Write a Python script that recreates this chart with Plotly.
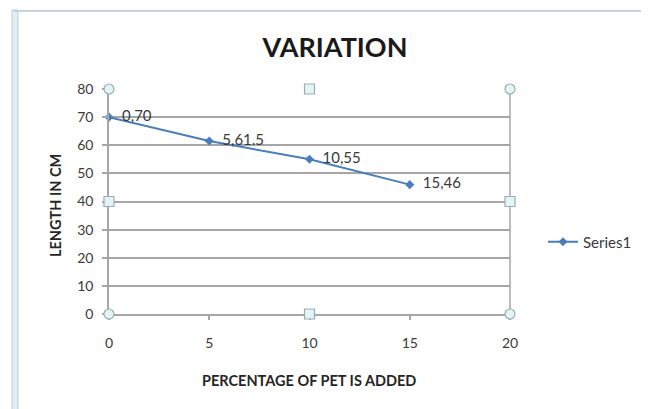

━━━━━━━━━━━━━━━━━━━━━━━━━━━━━━

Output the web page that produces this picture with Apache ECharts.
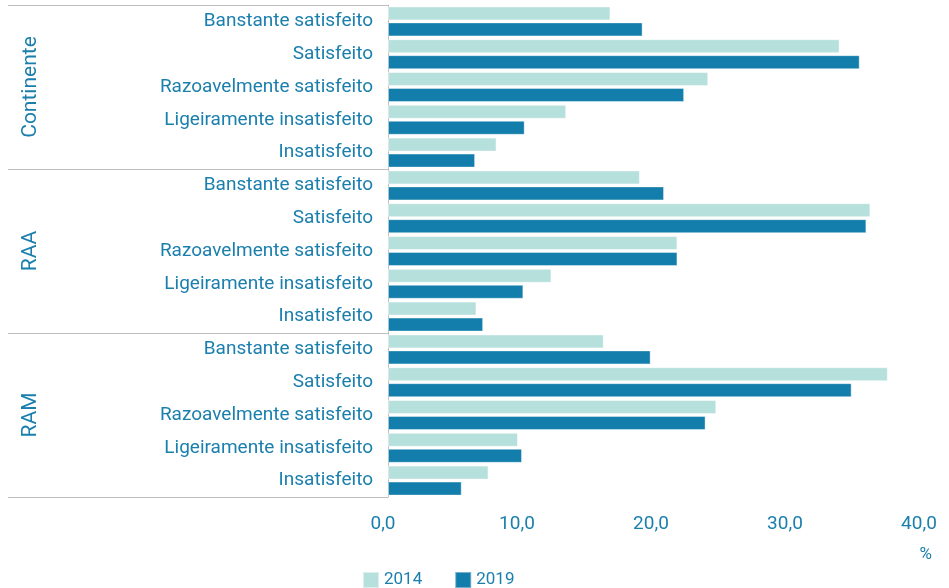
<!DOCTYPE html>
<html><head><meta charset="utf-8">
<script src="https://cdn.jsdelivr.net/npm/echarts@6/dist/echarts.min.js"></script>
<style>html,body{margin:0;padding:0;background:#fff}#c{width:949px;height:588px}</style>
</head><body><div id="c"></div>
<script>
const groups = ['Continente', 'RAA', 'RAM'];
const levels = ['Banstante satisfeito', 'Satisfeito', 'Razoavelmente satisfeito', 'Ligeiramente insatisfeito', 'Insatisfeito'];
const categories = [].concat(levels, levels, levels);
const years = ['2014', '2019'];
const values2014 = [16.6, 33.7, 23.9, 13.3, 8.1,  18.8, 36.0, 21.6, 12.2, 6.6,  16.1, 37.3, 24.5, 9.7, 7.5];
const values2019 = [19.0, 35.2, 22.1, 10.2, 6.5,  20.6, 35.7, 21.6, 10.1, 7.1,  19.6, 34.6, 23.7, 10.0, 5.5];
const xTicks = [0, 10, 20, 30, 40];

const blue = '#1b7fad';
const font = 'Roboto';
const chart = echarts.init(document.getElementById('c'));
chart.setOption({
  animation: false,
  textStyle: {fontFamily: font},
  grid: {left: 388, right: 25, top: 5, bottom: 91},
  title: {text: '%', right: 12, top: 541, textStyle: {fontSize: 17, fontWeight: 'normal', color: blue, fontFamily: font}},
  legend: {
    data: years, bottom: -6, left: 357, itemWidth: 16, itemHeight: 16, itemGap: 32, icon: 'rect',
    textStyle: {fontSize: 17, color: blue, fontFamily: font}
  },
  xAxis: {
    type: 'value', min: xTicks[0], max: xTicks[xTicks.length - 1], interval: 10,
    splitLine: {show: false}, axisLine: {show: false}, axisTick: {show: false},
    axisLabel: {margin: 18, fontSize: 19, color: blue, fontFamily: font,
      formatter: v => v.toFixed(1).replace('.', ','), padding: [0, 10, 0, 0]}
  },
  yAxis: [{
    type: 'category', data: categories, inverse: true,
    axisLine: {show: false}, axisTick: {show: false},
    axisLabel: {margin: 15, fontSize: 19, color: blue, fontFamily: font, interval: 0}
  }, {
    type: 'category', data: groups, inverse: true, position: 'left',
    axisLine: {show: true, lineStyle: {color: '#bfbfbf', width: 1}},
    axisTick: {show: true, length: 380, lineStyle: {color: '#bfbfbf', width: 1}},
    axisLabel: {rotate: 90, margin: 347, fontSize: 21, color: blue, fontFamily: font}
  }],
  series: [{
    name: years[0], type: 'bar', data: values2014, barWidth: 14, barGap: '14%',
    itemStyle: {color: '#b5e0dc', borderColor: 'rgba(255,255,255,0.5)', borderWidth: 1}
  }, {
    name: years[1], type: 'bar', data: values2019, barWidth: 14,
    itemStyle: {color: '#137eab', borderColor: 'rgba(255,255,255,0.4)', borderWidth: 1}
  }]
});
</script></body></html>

━━━━━━━━━━━━━━━━━━━━━━━━━━━━━━

## THE REQUEST
Only the lines from the one with "Output the web" through the one with "const xTicks = [0, 10, 20, 30, 40];", both included, go in the copy, exactly as written. Leave the pictures behind.

## TASK ANSWER
Output the web page that produces this picture with Apache ECharts.
<!DOCTYPE html>
<html><head><meta charset="utf-8">
<script src="https://cdn.jsdelivr.net/npm/echarts@6/dist/echarts.min.js"></script>
<style>html,body{margin:0;padding:0;background:#fff}#c{width:949px;height:588px}</style>
</head><body><div id="c"></div>
<script>
const groups = ['Continente', 'RAA', 'RAM'];
const levels = ['Banstante satisfeito', 'Satisfeito', 'Razoavelmente satisfeito', 'Ligeiramente insatisfeito', 'Insatisfeito'];
const categories = [].concat(levels, levels, levels);
const years = ['2014', '2019'];
const values2014 = [16.6, 33.7, 23.9, 13.3, 8.1,  18.8, 36.0, 21.6, 12.2, 6.6,  16.1, 37.3, 24.5, 9.7, 7.5];
const values2019 = [19.0, 35.2, 22.1, 10.2, 6.5,  20.6, 35.7, 21.6, 10.1, 7.1,  19.6, 34.6, 23.7, 10.0, 5.5];
const xTicks = [0, 10, 20, 30, 40];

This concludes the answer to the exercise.